[Work required] Only one stretch of the data below should be repeated: the lines from the line containing "The picture is" through the line containing "plt.rcParams['font.family'] = ['Liberation", inclusive, exactly as they are.

## START Dataset section

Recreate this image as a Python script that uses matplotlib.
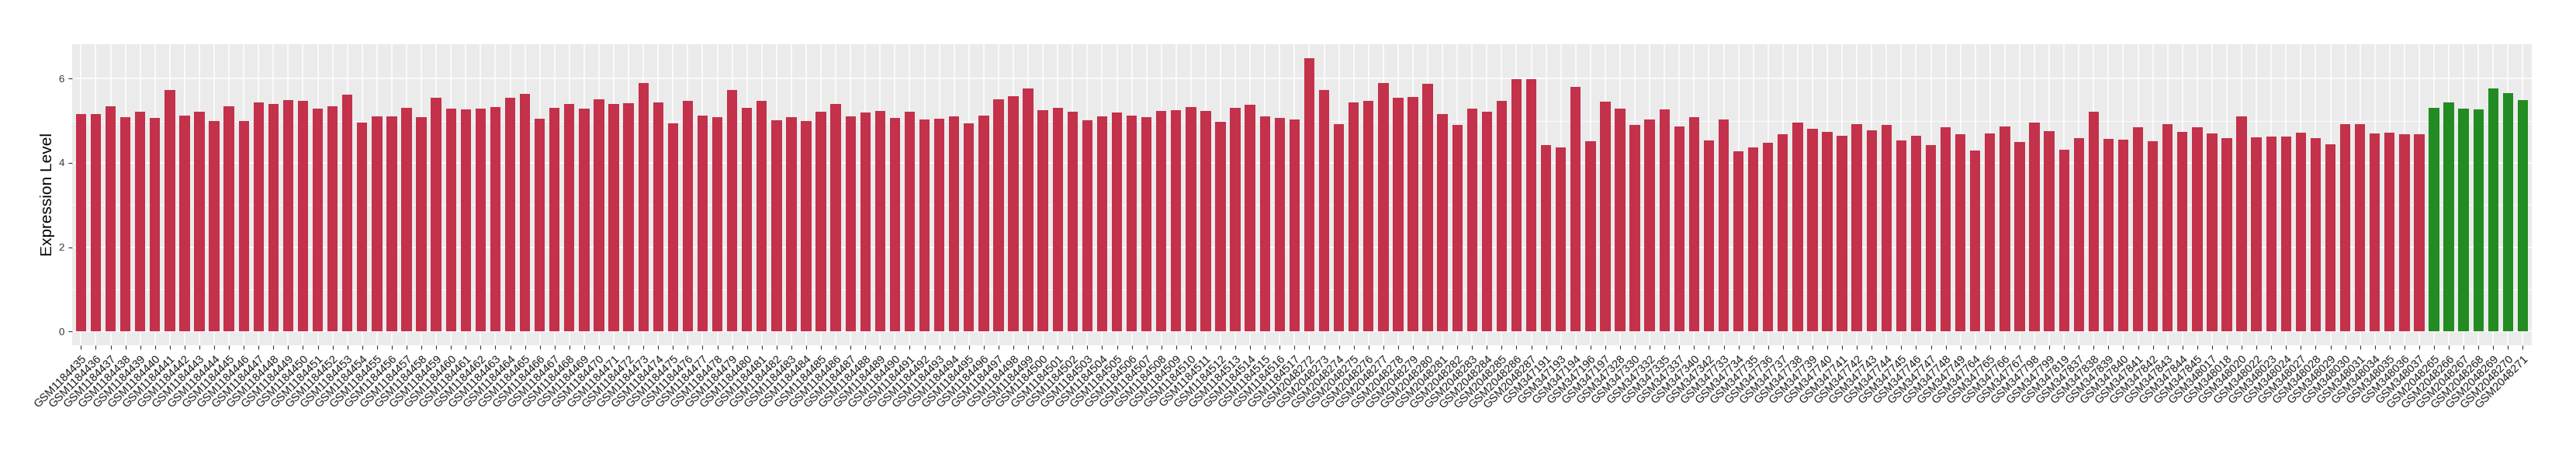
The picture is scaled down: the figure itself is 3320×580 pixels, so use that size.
import matplotlib
matplotlib.use("Agg")
import matplotlib.pyplot as plt
from matplotlib.ticker import MultipleLocator

plt.rcParams['font.family'] = ['Liberation Sans', 'DejaVu Sans']

# sample ids, in plotting order
samples = (
    [f"GSM{n}" for n in range(1184435, 1184518)]
    + [f"GSM{n}" for n in range(2048272, 2048288)]
    + ["GSM347191", "GSM347193", "GSM347194", "GSM347196", "GSM347197",
       "GSM347328", "GSM347330", "GSM347332", "GSM347335", "GSM347337",
       "GSM347340", "GSM347342"]
    + [f"GSM{n}" for n in range(347733, 347750)]
    + ["GSM347764", "GSM347765", "GSM347766", "GSM347767", "GSM347798",
       "GSM347799", "GSM347819", "GSM347837", "GSM347838", "GSM347839",
       "GSM347840", "GSM347841", "GSM347842", "GSM347843", "GSM347844",
       "GSM347845"]
    + ["GSM348017", "GSM348018", "GSM348020", "GSM348022", "GSM348023",
       "GSM348024", "GSM348027", "GSM348028", "GSM348029", "GSM348030",
       "GSM348031", "GSM348034", "GSM348035", "GSM348036", "GSM348037"]
    + [f"GSM{n}" for n in range(2048265, 2048272)]
)

expression = [
    # GSM1184435 - GSM1184517
    5.15, 5.15, 5.35, 5.08, 5.21, 5.06, 5.72, 5.13, 5.21, 4.99,
    5.35, 4.99, 5.43, 5.39, 5.48, 5.47, 5.28, 5.35, 5.61, 4.95,
    5.10, 5.11, 5.31, 5.08, 5.55, 5.28, 5.26, 5.28, 5.33, 5.55,
    5.63, 5.04, 5.30, 5.39, 5.28, 5.50, 5.39, 5.41, 5.90, 5.43,
    4.93, 5.47, 5.13, 5.08, 5.72, 5.31, 5.47, 5.01, 5.08, 4.99,
    5.21, 5.39, 5.11, 5.19, 5.23, 5.06, 5.21, 5.03, 5.04, 5.11,
    4.93, 5.13, 5.50, 5.59, 5.76, 5.25, 5.30, 5.21, 5.01, 5.10,
    5.19, 5.13, 5.08, 5.23, 5.25, 5.33, 5.23, 4.97, 5.30, 5.37,
    5.11, 5.06, 5.03,
    # GSM2048272 - GSM2048287
    6.49, 5.72, 4.92, 5.43, 5.47, 5.90, 5.54, 5.57, 5.87, 5.15,
    4.90, 5.28, 5.21, 5.47, 5.98, 5.99,
    # GSM347191 - GSM347342
    4.42, 4.36, 5.81, 4.52, 5.45, 5.28, 4.90, 5.03, 5.26, 4.86,
    5.08, 4.53,
    # GSM347733 - GSM347749
    5.03, 4.28, 4.36, 4.48, 4.68, 4.95, 4.80, 4.73, 4.64, 4.92,
    4.77, 4.90, 4.53, 4.64, 4.42, 4.84, 4.68,
    # GSM347764 - GSM347845
    4.29, 4.70, 4.86, 4.50, 4.95, 4.75, 4.31, 4.58, 5.21, 4.57,
    4.55, 4.84, 4.52, 4.92, 4.73, 4.84,
    # GSM348017 - GSM348037
    4.70, 4.58, 5.11, 4.60, 4.62, 4.62, 4.72, 4.58, 4.44, 4.92,
    4.92, 4.70, 4.72, 4.68, 4.68,
    # GSM2048265 - GSM2048271
    5.30, 5.43, 5.28, 5.26, 5.77, 5.65, 5.48,
]

n_green = 7  # last group drawn in green
bar_colors = ["#C3314A"] * (len(samples) - n_green) + ["#228B22"] * n_green

fig = plt.figure(figsize=(33.2, 5.8), dpi=100)
ax = fig.add_axes([0.028, 0.2328, 0.9548, 0.669])

x = range(len(samples))
ax.bar(x, expression, width=0.7, color=bar_colors, zorder=3)

ax.set_facecolor("#EBEBEB")
for s in ax.spines.values():
    s.set_visible(False)

top = max(expression)
ax.set_ylim(-0.05 * top, top * 1.05)
ax.set_xlim(-0.6, len(samples) - 0.4)
ax.yaxis.set_major_locator(MultipleLocator(2))
ax.yaxis.set_minor_locator(MultipleLocator(1))
ax.grid(which="major", color="white", linewidth=1.1, zorder=0)
ax.grid(which="minor", axis="y", color="white", linewidth=0.55, zorder=0)
ax.set_axisbelow(True)

ax.set_xticks(list(x))
ax.set_xticklabels(samples, rotation=45, ha="right", va="top",
                   rotation_mode="anchor")
ax.tick_params(axis="both", which="major", length=3.8, width=0.8,
               color="#333333")
ax.tick_params(axis="x", labelsize=10.5, labelcolor="#1A1A1A")
ax.tick_params(axis="y", labelsize=9.5, labelcolor="#333333")
ax.tick_params(axis="y", which="minor", length=0)

ax.set_ylabel("Expression Level", fontsize=15, labelpad=3)

fig.savefig("out.png", dpi=100)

## END Dataset section

[Finished exercise]
The picture is scaled down: the figure itself is 3320×580 pixels, so use that size.
import matplotlib
matplotlib.use("Agg")
import matplotlib.pyplot as plt
from matplotlib.ticker import MultipleLocator

plt.rcParams['font.family'] = ['Liberation Sans', 'DejaVu Sans']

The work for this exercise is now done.